Again, there is no counter part that is Black to this story line anywhere that I am aware of. The closest I can come, again, is a non traditional choice (key word choice) into motherhood, and that would be Mary Jane Paul of Being Mary Jane*.
Mary Jane is a complicated character, which is the charm of the show. She has these brilliant moments, then does something impulsive, selfish, and dumb. Like we all do. Without getting too bogged down into details, Mary Jane “steals” sperm form a lover, and keeps it in her freezer. She convinces her doctor bestie to inseminate her at home with a baster. Obviously unsuccessful.
Later, as a kick off to a new season of her news show, she undergoes fertility treatments to have IVF with donor sperm, and documents it for the world to see. However, the implantation was unsuccessful. Ultimately, she decides to leave the issue and not try another cycle.
Again, I credit this show for even going there, and bonus points for going deeper. Her fertility process wasn’t just mentioned, it was documented. We saw her have hot flashes. Give herself injections. Have second thoughts. Be disappointed. Have questions. But, at this point, this was a choice, not a necessity for Mary Jane. If there is ever a show with a Black cast and Black female lead that would tackle this issue head on, it would be Being Mary Jane. I would not be surprised if this issue comes back around and MJ has to face known infertility, and has to try a second round with a little more purpose and urgency. The writing team on this show is amazing, and if any team can bring this to life, it would be them.
Art is truly imitating life. Even in a parallel TV universe, we’re still not fully able to discuss infertility in Black families as a real issue that real Black women deal with. I am hopeful that this will soon change. With so much innovative programming, not just on TV, but on line and streaming, the possibilities are endless. Think of the impact a major show with a character, a Black Woman character, going through infertility could have. How it could shift perceptions and help remove the shame women feel. It can be done in a smart and funny, and culturally relevant way.
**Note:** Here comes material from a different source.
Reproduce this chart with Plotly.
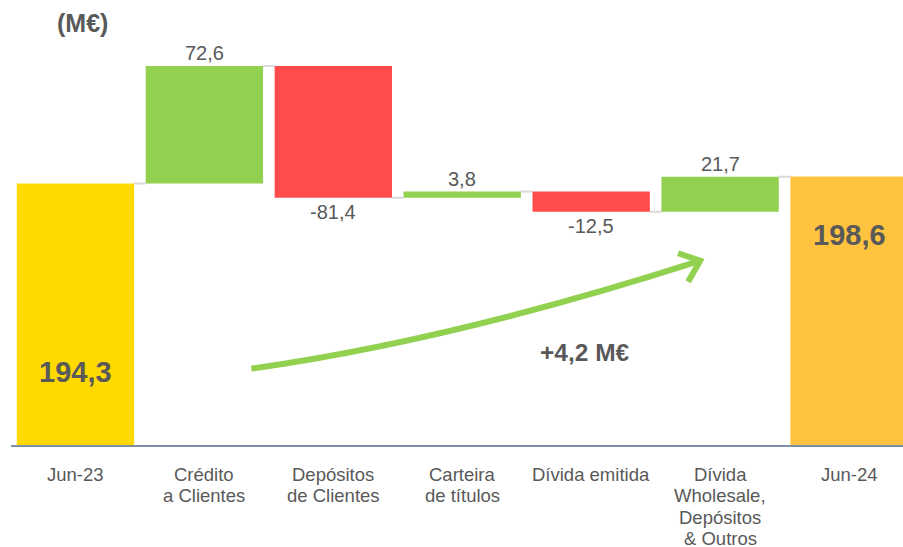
import plotly.graph_objects as go

# data (M€)
categories = ["Jun-23", "Crédito<br>a Clientes", "Depósitos<br>de Clientes",
              "Carteira<br>de títulos", "Dívida emitida",
              "Dívida<br>Wholesale,<br>Depósitos<br>& Outros", "Jun-24"]
measures = ["total", "delta", "delta", "delta", "delta", "delta", "total"]
values = [194.3, 72.6, -81.4, 3.8, -12.5, 21.7, 198.6]
total_colors = ["#FFD900", "#FFC340"]
change_label = "+4,2 M€"
unit_label = "(M€)"

GREEN = "#92D050"
RED = "#FF4B4B"
TXT = "#595959"
BAR_W = 0.91
FIG_W, FIG_H = 903, 547
M_L, M_T = 10.5, 10
PLOT_H = 435.5
Y_MIN = 32.7
Y_MAX = Y_MIN + PLOT_H / 1.62


def fmt(v):
    return f"{v:.1f}".replace(".", ",")


# build bases / heights from the running total
bases, heights, colors, levels = [], [], [], []
running = 0.0
ti = 0
for m, v in zip(measures, values):
    if m == "total":
        running = v
        bases.append(0)
        heights.append(v)
        colors.append(total_colors[ti])
        ti += 1
    else:
        lo = min(running, running + v)
        bases.append(lo)
        heights.append(abs(v))
        colors.append(GREEN if v > 0 else RED)
        running += v
    levels.append(running)

xs = list(range(len(categories)))

fig = go.Figure(go.Bar(x=xs, y=heights, base=bases, width=BAR_W,
                       marker=dict(color=colors, line=dict(width=0)),
                       hoverinfo="skip"))

# connectors
for i in range(len(xs) - 1):
    fig.add_shape(type="line", xref="x", yref="y",
                  x0=xs[i] + BAR_W / 2, x1=xs[i + 1] - BAR_W / 2,
                  y0=levels[i], y1=levels[i],
                  line=dict(color="#D9D9D9", width=2), layer="below")

# value labels
for i, (m, v) in enumerate(zip(measures, values)):
    if m == "total":
        continue
    if v > 0:
        fig.add_annotation(x=xs[i], y=bases[i] + heights[i], text=fmt(v),
                           yanchor="bottom", showarrow=False, yshift=0,
                           font=dict(size=20, color=TXT))
    else:
        fig.add_annotation(x=xs[i], y=bases[i], text=fmt(v),
                           yanchor="top", showarrow=False, yshift=-1,
                           font=dict(size=20, color=TXT))

# category labels, one annotation per line (tighter line spacing)
for i, lab in enumerate(categories):
    for k, line in enumerate(lab.split("<br>")):
        fig.add_annotation(x=xs[i], xref="x", yref="paper",
                           y=-(29.5 + 21.5 * k) / PLOT_H, yanchor="middle",
                           text=line, showarrow=False,
                           font=dict(size=18.5, color=TXT))

big = dict(size=29, color=TXT)
fig.add_annotation(x=xs[0], y=Y_MIN + 45, text="<b>" + fmt(values[0]) + "</b>",
                   showarrow=False, font=big)
fig.add_annotation(x=xs[-1], y=levels[-1] - 36, text="<b>" + fmt(values[-1]) + "</b>",
                   showarrow=False, font=big)

# curved arrow
fig.add_shape(type="path", xref="x", yref="y",
              path="M 1.364 79.9 Q 2.923 97.4 4.822 146.0",
              line=dict(color=GREEN, width=6))
fig.add_shape(type="path", xref="x", yref="y",
              path="M 4.674 151.2 L 4.845 146.6 L 4.752 133.6",
              line=dict(color=GREEN, width=6))
fig.add_annotation(x=3.95, y=Y_MIN + 57, text="<b>" + change_label + "</b>",
                   showarrow=False, font=dict(size=24.5, color=TXT))

fig.add_annotation(xref="x", yref="paper", x=0.054, y=1 - 13 / PLOT_H,
                   xanchor="center", yanchor="middle",
                   text="<b>" + unit_label + "</b>", showarrow=False,
                   font=dict(size=25, color=TXT))

fig.update_layout(
    width=FIG_W, height=FIG_H,
    margin=dict(l=M_L, r=0, t=M_T, b=FIG_H - M_T - PLOT_H, autoexpand=False),
    paper_bgcolor="white", plot_bgcolor="white",
    font=dict(family="Liberation Sans, Arial, sans-serif", color=TXT),
    showlegend=False,
    xaxis=dict(range=[-0.5, -0.5 + (FIG_W - M_L) / 129], tickvals=xs,
               showticklabels=False,
               showgrid=False, zeroline=False, showline=True,
               linecolor="#7F8FA9", linewidth=2, automargin=False),
    yaxis=dict(range=[Y_MIN, Y_MAX], visible=False, automargin=False),
)

# drop the default 8px body margin so the figure fills the window
fig.write_html("out.html", config={"displayModeBar": False},
               post_script="document.body.style.margin='0px';"
                           "document.body.style.overflow='hidden';")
Imagine if Aunt Viv (the original), who got pregnant, at one can assume, well past 40, even briefly mentioned having a hard time getting pregnant.
What if Rainbow and Dre talked about the baby they lost before getting pregnant with Jack and Diane?
We could get into the further and deeper issue of the broader representation of women in media and Black people/Black women in media, but that is definitely a whole ‘nother post!
Black people want smart, relevant, diverse content and stories, as the numbers for recent shows like Black-ish, Empire, and How to Get Away With Murder prove. We need this infertility narrative in our stories too, because it is happening. I am thankful for the attention and story lines that do feature infertility, no mater who the subject is, but I’m waiting to see my sistas shine and use their art as a platform to change, even start the conversation.
*2018 FYI- Gabrielle Union who played Mary Jane Paul, is an infertility warrior in real life. She has suffered 9 miscarriages and gone through numerous IVF cycles.